INSTRUCTIONS FOR THE TASK | Can you set down, exactly as they appear below, the lines from the opening of the material through the one bearing "3.02, 3.00, 2.98];", minus the pictures?

++++++++

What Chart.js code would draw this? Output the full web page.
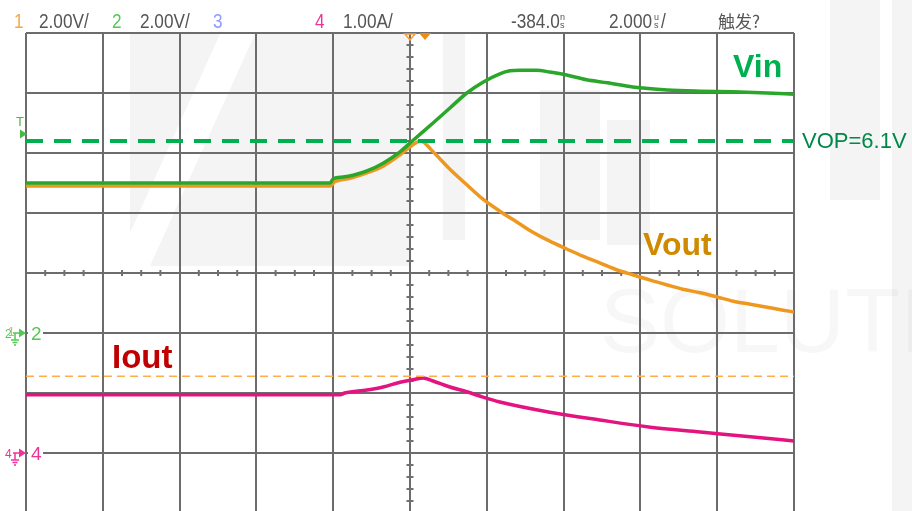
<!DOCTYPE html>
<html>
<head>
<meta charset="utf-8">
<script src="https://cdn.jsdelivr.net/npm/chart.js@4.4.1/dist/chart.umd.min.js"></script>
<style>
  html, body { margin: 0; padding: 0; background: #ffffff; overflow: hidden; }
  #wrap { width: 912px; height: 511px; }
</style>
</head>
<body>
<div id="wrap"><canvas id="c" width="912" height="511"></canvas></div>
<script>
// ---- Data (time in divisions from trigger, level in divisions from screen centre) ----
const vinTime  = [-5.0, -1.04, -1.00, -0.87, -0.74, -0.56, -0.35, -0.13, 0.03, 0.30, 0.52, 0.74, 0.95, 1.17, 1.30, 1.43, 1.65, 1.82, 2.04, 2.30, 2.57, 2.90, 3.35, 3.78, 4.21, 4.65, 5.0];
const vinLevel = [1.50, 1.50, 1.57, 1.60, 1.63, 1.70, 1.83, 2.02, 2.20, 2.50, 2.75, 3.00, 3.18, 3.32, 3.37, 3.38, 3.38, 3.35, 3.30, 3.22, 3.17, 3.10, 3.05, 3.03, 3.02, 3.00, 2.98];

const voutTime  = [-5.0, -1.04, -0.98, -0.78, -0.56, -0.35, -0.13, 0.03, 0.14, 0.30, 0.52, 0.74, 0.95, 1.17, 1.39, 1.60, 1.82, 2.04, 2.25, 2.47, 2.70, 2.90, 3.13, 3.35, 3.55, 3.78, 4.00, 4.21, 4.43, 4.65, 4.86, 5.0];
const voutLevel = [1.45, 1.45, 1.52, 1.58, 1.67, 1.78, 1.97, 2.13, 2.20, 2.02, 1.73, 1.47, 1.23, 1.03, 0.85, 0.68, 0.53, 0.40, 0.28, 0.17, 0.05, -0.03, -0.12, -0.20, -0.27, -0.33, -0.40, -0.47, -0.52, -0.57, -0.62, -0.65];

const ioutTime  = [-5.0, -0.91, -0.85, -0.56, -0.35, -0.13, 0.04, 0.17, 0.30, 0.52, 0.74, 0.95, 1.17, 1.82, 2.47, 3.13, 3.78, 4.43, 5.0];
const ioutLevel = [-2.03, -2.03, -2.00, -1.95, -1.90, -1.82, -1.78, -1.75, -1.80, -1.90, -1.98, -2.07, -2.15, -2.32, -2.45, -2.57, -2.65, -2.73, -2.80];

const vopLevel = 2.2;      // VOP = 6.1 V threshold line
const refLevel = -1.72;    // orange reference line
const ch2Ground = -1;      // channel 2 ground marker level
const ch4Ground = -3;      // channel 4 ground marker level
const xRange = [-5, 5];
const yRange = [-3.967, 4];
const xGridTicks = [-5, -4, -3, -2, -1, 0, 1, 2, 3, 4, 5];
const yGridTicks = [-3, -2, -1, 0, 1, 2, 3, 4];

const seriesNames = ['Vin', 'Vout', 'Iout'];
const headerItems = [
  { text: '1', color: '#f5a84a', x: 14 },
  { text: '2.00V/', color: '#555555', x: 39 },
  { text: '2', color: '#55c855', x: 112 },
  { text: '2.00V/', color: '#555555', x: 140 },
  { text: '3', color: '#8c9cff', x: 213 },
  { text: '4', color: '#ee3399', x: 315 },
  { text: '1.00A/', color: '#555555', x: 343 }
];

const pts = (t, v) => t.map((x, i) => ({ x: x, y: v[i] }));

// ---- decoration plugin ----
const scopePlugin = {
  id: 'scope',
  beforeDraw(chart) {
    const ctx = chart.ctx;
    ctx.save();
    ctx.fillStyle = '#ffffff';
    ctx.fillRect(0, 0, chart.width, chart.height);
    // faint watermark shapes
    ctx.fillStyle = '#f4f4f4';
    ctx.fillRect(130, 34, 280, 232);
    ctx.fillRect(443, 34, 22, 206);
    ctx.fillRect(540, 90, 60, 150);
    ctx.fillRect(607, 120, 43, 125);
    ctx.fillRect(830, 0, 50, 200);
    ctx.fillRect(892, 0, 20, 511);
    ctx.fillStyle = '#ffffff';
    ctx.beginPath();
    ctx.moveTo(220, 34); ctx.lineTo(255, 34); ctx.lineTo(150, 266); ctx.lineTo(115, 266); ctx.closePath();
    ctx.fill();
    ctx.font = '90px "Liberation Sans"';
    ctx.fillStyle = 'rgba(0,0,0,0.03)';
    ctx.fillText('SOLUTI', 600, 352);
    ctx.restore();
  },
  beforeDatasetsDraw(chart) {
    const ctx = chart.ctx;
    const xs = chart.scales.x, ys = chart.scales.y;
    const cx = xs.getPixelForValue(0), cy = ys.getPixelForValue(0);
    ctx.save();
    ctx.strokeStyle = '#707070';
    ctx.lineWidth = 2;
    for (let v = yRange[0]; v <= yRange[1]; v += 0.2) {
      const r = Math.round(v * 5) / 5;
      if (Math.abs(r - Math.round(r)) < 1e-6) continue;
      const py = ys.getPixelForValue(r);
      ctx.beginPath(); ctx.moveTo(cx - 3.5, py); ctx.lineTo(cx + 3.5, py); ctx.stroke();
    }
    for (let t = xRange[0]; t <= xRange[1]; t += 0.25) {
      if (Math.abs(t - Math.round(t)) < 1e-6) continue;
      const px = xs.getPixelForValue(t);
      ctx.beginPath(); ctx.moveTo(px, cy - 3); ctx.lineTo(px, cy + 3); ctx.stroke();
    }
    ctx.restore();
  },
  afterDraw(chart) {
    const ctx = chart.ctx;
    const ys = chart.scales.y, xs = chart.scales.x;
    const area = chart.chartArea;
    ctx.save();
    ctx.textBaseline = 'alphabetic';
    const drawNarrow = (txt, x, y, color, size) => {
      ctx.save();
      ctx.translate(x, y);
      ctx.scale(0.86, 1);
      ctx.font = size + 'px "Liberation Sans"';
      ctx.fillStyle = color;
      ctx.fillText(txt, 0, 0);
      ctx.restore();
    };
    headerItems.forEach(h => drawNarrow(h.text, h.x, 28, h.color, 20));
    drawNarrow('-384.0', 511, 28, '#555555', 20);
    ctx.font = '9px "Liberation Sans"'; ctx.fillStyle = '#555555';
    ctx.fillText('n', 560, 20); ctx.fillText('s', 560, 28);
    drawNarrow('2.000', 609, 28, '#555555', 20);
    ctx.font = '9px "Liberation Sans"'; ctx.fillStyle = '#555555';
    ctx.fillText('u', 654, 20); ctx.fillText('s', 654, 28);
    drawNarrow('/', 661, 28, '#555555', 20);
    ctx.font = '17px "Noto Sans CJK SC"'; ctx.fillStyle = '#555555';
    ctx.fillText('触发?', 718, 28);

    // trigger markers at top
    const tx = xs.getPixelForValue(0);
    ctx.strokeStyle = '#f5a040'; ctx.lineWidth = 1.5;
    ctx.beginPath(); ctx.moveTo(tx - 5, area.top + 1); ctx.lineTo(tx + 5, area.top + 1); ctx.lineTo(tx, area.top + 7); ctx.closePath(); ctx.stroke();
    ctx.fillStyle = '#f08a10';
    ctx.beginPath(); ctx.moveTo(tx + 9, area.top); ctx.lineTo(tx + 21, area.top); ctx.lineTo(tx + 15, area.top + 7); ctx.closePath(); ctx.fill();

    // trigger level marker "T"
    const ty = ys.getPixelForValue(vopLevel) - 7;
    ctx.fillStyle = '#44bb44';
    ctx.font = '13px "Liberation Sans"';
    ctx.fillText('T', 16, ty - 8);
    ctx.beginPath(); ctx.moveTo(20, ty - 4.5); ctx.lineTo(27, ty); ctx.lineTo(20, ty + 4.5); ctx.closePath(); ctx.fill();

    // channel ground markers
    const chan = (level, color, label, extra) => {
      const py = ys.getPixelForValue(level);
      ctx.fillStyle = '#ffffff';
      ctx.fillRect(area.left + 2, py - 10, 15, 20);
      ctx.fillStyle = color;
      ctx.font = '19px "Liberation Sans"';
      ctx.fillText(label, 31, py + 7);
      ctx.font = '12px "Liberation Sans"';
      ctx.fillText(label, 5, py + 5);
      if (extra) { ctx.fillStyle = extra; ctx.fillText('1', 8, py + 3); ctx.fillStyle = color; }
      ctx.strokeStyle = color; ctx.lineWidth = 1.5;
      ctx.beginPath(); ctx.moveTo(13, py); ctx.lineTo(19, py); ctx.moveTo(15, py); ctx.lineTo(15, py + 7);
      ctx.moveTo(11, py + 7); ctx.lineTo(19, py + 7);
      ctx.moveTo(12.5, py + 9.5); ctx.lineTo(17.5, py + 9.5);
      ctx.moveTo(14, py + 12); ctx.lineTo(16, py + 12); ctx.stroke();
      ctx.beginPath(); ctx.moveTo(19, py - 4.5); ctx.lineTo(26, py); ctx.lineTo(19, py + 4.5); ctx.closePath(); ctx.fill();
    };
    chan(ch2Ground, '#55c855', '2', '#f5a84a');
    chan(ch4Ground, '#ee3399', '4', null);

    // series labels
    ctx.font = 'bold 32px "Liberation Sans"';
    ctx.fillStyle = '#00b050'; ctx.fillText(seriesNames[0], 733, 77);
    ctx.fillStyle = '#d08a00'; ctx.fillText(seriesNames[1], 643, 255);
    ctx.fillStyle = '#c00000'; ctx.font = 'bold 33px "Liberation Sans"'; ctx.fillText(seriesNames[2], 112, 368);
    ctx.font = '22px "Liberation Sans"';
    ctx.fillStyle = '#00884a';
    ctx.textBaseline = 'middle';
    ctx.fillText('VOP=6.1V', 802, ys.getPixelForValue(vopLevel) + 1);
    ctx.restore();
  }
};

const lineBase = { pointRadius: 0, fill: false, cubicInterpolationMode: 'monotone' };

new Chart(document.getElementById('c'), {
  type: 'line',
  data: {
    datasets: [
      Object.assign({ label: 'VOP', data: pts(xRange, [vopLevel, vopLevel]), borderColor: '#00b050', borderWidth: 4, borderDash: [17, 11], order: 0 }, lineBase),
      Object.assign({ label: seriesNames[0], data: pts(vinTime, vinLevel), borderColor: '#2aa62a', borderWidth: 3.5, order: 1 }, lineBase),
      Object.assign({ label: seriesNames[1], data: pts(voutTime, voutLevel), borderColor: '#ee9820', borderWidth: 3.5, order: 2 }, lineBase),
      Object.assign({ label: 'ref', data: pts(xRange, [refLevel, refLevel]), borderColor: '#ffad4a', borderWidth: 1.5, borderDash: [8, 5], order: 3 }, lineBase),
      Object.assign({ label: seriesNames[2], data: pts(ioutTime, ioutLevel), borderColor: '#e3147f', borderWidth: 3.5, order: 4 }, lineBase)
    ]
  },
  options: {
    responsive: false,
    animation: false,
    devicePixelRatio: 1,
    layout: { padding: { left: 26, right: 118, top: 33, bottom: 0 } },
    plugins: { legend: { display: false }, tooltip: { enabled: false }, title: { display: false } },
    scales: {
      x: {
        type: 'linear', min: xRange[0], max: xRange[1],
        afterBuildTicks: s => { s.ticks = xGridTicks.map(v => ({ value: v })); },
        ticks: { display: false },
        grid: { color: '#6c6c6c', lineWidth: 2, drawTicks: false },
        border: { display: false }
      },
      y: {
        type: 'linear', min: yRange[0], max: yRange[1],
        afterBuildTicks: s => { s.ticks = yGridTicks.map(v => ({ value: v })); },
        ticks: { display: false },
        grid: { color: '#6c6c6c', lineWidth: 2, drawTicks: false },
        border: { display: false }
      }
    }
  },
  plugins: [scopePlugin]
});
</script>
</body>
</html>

++++++++

SOLUTION FOR THIS TASK |
What Chart.js code would draw this? Output the full web page.
<!DOCTYPE html>
<html>
<head>
<meta charset="utf-8">
<script src="https://cdn.jsdelivr.net/npm/chart.js@4.4.1/dist/chart.umd.min.js"></script>
<style>
  html, body { margin: 0; padding: 0; background: #ffffff; overflow: hidden; }
  #wrap { width: 912px; height: 511px; }
</style>
</head>
<body>
<div id="wrap"><canvas id="c" width="912" height="511"></canvas></div>
<script>
// ---- Data (time in divisions from trigger, level in divisions from screen centre) ----
const vinTime  = [-5.0, -1.04, -1.00, -0.87, -0.74, -0.56, -0.35, -0.13, 0.03, 0.30, 0.52, 0.74, 0.95, 1.17, 1.30, 1.43, 1.65, 1.82, 2.04, 2.30, 2.57, 2.90, 3.35, 3.78, 4.21, 4.65, 5.0];
const vinLevel = [1.50, 1.50, 1.57, 1.60, 1.63, 1.70, 1.83, 2.02, 2.20, 2.50, 2.75, 3.00, 3.18, 3.32, 3.37, 3.38, 3.38, 3.35, 3.30, 3.22, 3.17, 3.10, 3.05, 3.03, 3.02, 3.00, 2.98];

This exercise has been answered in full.